Kurt Simonson: Home is Where
Tomorrow night, photographer Kurt Simonson will open his first solo exhibition, Home is Where, featuring work from Northwoods Journals, a photographic series Kurt has been developing for over ten years exploring his family history in Minnesota. It opens at the The Earl and Virginia Green Gallery at Biola University in La Mirada, California, from 4 – 7:30 and the exhibition will run through November 14th, 2013.
Kurt has created a visual diary of his journey to piece together a disconnected family narrative that is marked by secrets, weathered by seasons, colored with dry humor, and haunted by death. The work forms a lyrical and strange family album, a collection of photographs that speak to the complex merger of myth and memory that Kurt has encountered as he seeks to establish his own sense of place, story, and identity.

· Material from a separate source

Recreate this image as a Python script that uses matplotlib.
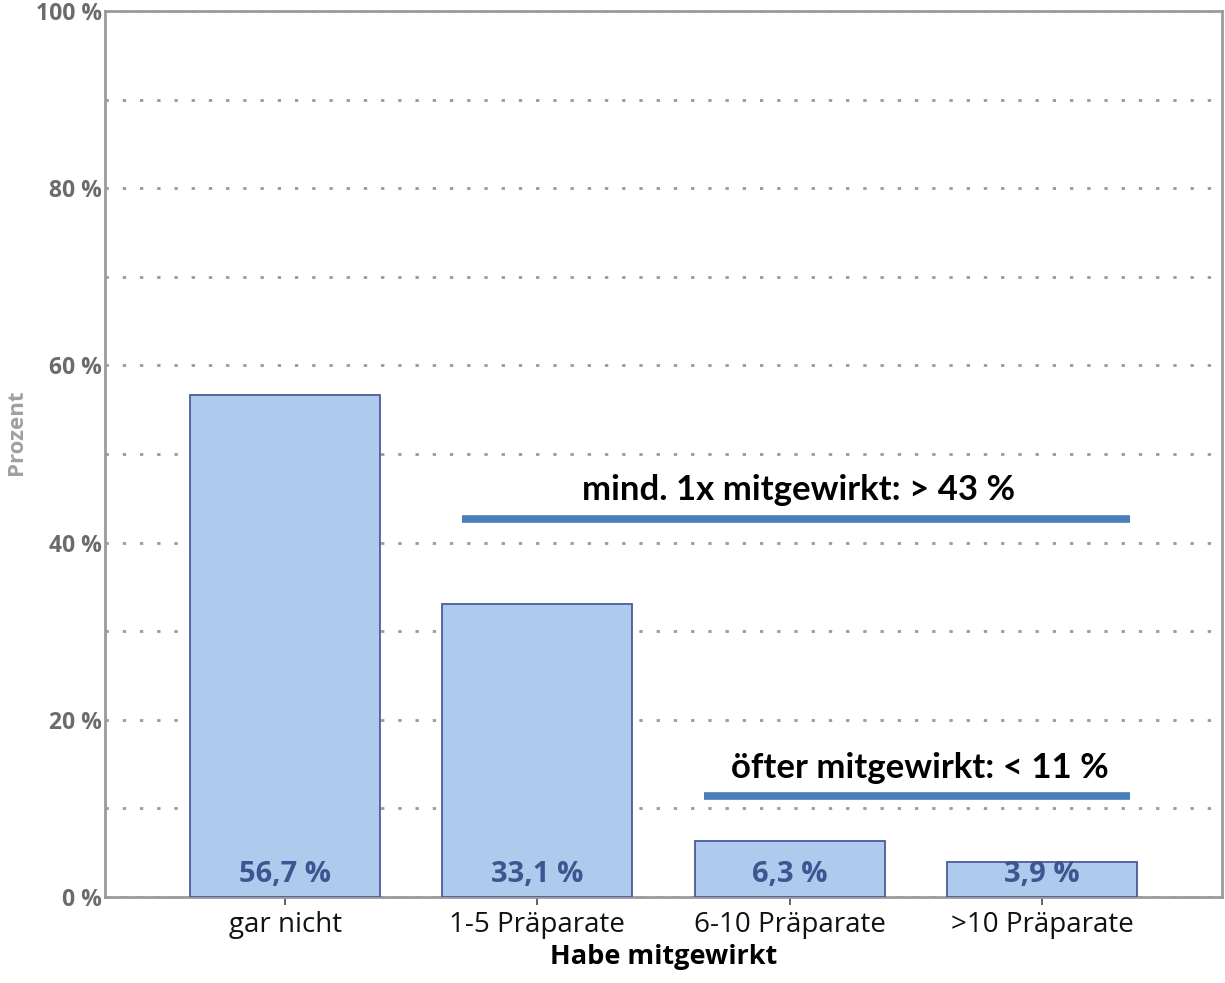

The exhibition also includes a site-specific installation featuring a new photographic series that explores Kurts’s connection to annual childhood vacations in Walt Disney World. The as-yet-untitled series features eerily vacant landscapes that he photographed this year upon revisiting the theme parks for the first time in 15 years. These images further beg the question (or is at a statement?) of the exhibition’s title: Home is Where.
Born in Minnesota, Kurt received a B.S. in Studio Art from Biola University in 2000, a Secondary Education Credential from Whittier College in 2003, and an M.F.A. in Photography from California State University, Long Beach, in 2006. Kurt currently teaches at Biola University in La Mirada, CA, where he is the Associate Professor of Photography in the Art Department.
Kurt’s work is regularly exhibited throughout the country and internationally, including recent exhibits at the Center for Fine Art Photography in Fort Collins, CO; RayKo Photo Center in San Francisco, CA; Newspace Center for Photography in Portland, OR; the Foto8 Gallery in London, England; and the San Diego Museum of Art. His work has been published in the London Sunday Times Magazine, Fraction Magazine and Lenscratch. In 2012 he received a Curator’s Choice award from CENTER Santa Fe, and he was chosen as a finalist in Photolucida’s Critical Mass.
I must have been ten or eleven years old when I first ran across the peculiar envelope that bore my grandmother’s shaky handwriting: “not to be opened until my death.” Tucked in her top dresser drawer amidst other valuables, its striking phrase burned into my memory at a young age. I don’t know exactly when, and I don’t know how often, but I know I visited the envelope numerous times, pondering what could be inside. What could be so important (or tragic) that it must be kept secret in this way?
I have never been able to shake the hold that piece of paper had over me. More than just a letter—I was haunted by what it represented. Loaded with latent meaning, yet withholding its story, the letter is my experience of growing up in Minnesota. My family roots go deep into the folklore of the rural Northwoods and retain their hold, despite time and distance. It’s a place where my grandfather was a lumberjack, and a place where cars go to die; it’s where kids have playtime adventures, and where secrets go to be buried. It is a merger of myth and memory that grows more complex as time passes.